▸ Written problem
Leave out the pictures and set down exactly the lines from the start of the listing through the one with "import * as d3 from 'd3';", both included.

[Start Material]

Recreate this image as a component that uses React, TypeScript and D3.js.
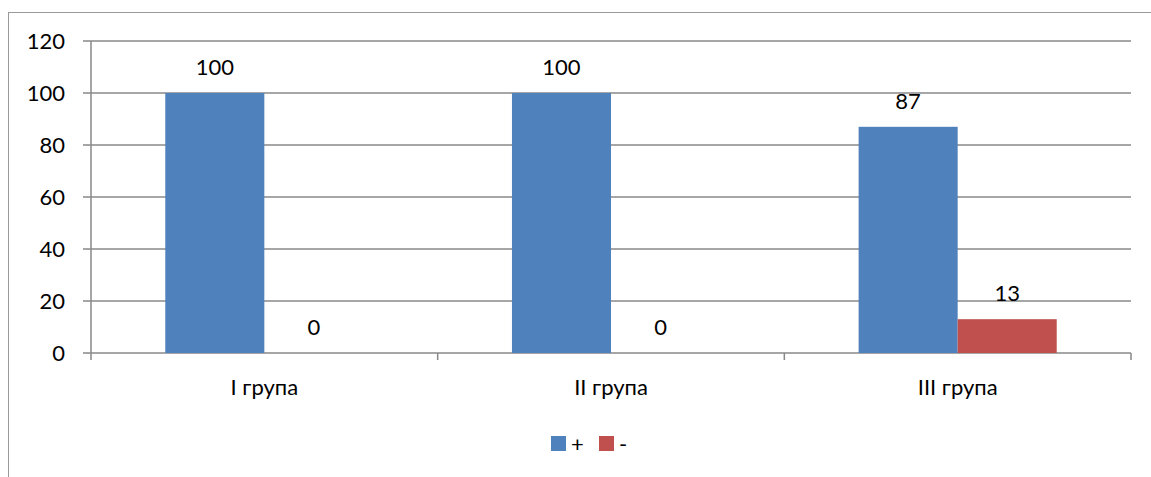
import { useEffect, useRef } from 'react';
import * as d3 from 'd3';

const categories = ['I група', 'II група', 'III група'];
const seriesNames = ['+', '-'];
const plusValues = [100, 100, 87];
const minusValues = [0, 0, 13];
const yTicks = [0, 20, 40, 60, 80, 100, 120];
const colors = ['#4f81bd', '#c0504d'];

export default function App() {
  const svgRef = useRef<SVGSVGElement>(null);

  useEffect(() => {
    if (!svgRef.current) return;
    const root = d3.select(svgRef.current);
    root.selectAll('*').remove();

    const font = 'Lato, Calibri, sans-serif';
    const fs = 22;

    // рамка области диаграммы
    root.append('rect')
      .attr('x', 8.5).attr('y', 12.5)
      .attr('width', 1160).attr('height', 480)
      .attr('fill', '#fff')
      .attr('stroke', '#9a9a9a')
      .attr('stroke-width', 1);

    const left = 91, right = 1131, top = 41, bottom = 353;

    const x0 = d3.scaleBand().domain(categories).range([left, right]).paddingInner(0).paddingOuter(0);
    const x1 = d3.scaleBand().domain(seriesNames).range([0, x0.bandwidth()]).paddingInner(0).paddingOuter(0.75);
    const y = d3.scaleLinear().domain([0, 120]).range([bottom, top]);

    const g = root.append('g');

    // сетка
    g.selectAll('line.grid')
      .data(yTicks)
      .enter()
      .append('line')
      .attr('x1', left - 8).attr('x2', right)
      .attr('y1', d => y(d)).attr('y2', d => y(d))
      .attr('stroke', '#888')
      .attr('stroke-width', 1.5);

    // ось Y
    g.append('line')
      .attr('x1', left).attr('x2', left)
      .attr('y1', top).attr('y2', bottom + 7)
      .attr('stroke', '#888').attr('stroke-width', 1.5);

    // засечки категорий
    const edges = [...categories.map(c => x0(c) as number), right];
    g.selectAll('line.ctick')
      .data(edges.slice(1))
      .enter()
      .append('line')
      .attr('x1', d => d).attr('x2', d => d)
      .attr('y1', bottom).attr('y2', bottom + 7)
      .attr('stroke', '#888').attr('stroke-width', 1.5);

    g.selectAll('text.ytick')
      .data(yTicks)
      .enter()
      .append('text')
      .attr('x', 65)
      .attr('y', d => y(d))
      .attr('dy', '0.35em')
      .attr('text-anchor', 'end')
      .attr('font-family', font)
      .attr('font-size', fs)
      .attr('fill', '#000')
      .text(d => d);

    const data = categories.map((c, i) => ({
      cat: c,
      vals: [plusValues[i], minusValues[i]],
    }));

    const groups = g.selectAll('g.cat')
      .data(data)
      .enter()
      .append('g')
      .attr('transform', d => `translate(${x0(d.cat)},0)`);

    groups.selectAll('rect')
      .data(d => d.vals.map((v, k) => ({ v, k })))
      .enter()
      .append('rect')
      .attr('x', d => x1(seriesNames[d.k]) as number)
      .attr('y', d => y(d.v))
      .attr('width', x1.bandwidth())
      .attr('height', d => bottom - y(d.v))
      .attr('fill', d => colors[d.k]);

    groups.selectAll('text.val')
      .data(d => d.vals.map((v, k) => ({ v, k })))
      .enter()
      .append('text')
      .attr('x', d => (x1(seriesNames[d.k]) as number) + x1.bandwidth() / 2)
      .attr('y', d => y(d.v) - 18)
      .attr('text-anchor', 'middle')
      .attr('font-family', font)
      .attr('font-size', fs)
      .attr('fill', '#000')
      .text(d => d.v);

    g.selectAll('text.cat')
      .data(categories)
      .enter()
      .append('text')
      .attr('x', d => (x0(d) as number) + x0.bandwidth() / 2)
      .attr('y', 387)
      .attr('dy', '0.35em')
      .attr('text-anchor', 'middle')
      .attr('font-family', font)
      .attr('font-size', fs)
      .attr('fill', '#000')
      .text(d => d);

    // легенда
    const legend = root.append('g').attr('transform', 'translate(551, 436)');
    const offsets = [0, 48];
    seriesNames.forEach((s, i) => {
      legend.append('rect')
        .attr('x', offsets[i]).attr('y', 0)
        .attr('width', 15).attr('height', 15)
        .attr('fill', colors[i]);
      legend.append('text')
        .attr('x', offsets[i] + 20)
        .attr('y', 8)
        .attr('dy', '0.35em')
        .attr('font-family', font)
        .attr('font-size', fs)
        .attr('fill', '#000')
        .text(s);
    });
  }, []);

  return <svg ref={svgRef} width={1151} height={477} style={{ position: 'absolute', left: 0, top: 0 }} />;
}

[End Material]

▸ Output of the task
Recreate this image as a component that uses React, TypeScript and D3.js.
import { useEffect, useRef } from 'react';
import * as d3 from 'd3';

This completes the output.